The task
All lines below must be repeated exactly, with the pictures omitted.

Data block

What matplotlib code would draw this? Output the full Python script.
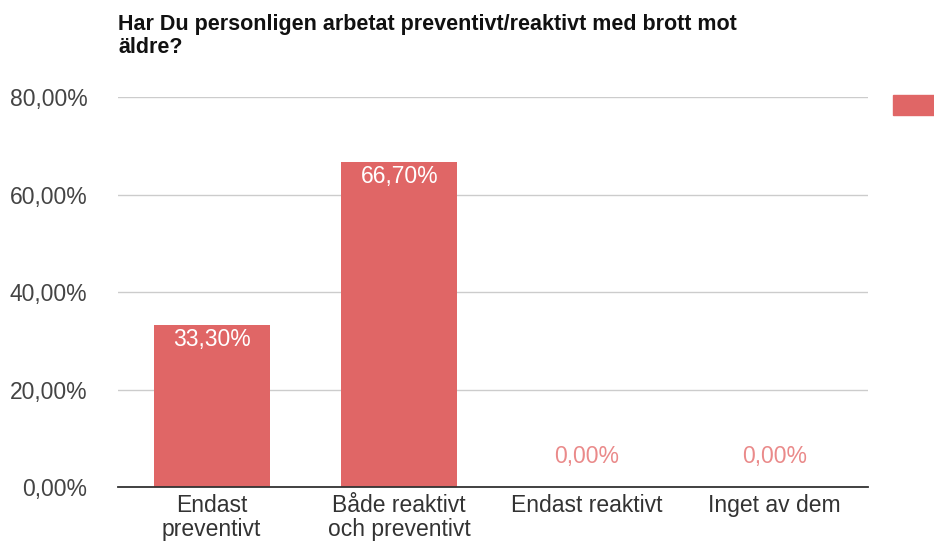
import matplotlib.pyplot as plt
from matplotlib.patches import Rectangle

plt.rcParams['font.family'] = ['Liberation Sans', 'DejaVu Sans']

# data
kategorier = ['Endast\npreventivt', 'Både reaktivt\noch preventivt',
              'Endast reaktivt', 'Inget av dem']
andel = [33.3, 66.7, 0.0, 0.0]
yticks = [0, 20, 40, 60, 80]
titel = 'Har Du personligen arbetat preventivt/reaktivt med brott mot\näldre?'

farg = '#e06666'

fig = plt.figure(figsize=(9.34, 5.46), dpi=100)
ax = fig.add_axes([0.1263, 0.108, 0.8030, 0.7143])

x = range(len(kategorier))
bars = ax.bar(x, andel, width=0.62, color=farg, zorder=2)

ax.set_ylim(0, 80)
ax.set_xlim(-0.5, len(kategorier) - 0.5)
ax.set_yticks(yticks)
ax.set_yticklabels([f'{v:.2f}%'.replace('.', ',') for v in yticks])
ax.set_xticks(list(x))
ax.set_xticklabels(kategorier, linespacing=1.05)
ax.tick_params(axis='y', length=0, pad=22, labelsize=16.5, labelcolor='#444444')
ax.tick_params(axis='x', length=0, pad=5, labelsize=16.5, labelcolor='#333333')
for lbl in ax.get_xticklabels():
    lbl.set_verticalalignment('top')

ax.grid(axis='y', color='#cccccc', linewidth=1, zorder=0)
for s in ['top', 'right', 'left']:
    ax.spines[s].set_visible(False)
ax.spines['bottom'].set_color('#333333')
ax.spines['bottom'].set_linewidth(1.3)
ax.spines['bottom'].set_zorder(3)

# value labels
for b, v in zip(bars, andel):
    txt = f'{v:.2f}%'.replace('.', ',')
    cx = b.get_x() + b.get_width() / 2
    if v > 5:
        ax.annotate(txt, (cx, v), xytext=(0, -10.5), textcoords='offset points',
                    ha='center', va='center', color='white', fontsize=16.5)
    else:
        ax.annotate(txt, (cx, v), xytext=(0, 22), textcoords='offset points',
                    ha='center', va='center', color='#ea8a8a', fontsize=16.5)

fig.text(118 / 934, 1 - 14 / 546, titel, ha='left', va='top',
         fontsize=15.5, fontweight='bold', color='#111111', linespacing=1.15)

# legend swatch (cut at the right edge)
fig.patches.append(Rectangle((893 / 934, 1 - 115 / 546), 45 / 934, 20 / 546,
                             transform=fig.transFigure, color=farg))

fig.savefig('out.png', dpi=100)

Exercise solution
What matplotlib code would draw this? Output the full Python script.
import matplotlib.pyplot as plt
from matplotlib.patches import Rectangle

plt.rcParams['font.family'] = ['Liberation Sans', 'DejaVu Sans']

# data
kategorier = ['Endast\npreventivt', 'Både reaktivt\noch preventivt',
              'Endast reaktivt', 'Inget av dem']
andel = [33.3, 66.7, 0.0, 0.0]
yticks = [0, 20, 40, 60, 80]
titel = 'Har Du personligen arbetat preventivt/reaktivt med brott mot\näldre?'

farg = '#e06666'

fig = plt.figure(figsize=(9.34, 5.46), dpi=100)
ax = fig.add_axes([0.1263, 0.108, 0.8030, 0.7143])

x = range(len(kategorier))
bars = ax.bar(x, andel, width=0.62, color=farg, zorder=2)

ax.set_ylim(0, 80)
ax.set_xlim(-0.5, len(kategorier) - 0.5)
ax.set_yticks(yticks)
ax.set_yticklabels([f'{v:.2f}%'.replace('.', ',') for v in yticks])
ax.set_xticks(list(x))
ax.set_xticklabels(kategorier, linespacing=1.05)
ax.tick_params(axis='y', length=0, pad=22, labelsize=16.5, labelcolor='#444444')
ax.tick_params(axis='x', length=0, pad=5, labelsize=16.5, labelcolor='#333333')
for lbl in ax.get_xticklabels():
    lbl.set_verticalalignment('top')

ax.grid(axis='y', color='#cccccc', linewidth=1, zorder=0)
for s in ['top', 'right', 'left']:
    ax.spines[s].set_visible(False)
ax.spines['bottom'].set_color('#333333')
ax.spines['bottom'].set_linewidth(1.3)
ax.spines['bottom'].set_zorder(3)

# value labels
for b, v in zip(bars, andel):
    txt = f'{v:.2f}%'.replace('.', ',')
    cx = b.get_x() + b.get_width() / 2
    if v > 5:
        ax.annotate(txt, (cx, v), xytext=(0, -10.5), textcoords='offset points',
                    ha='center', va='center', color='white', fontsize=16.5)
    else:
        ax.annotate(txt, (cx, v), xytext=(0, 22), textcoords='offset points',
                    ha='center', va='center', color='#ea8a8a', fontsize=16.5)

fig.text(118 / 934, 1 - 14 / 546, titel, ha='left', va='top',
         fontsize=15.5, fontweight='bold', color='#111111', linespacing=1.15)

# legend swatch (cut at the right edge)
fig.patches.append(Rectangle((893 / 934, 1 - 115 / 546), 45 / 934, 20 / 546,
                             transform=fig.transFigure, color=farg))

fig.savefig('out.png', dpi=100)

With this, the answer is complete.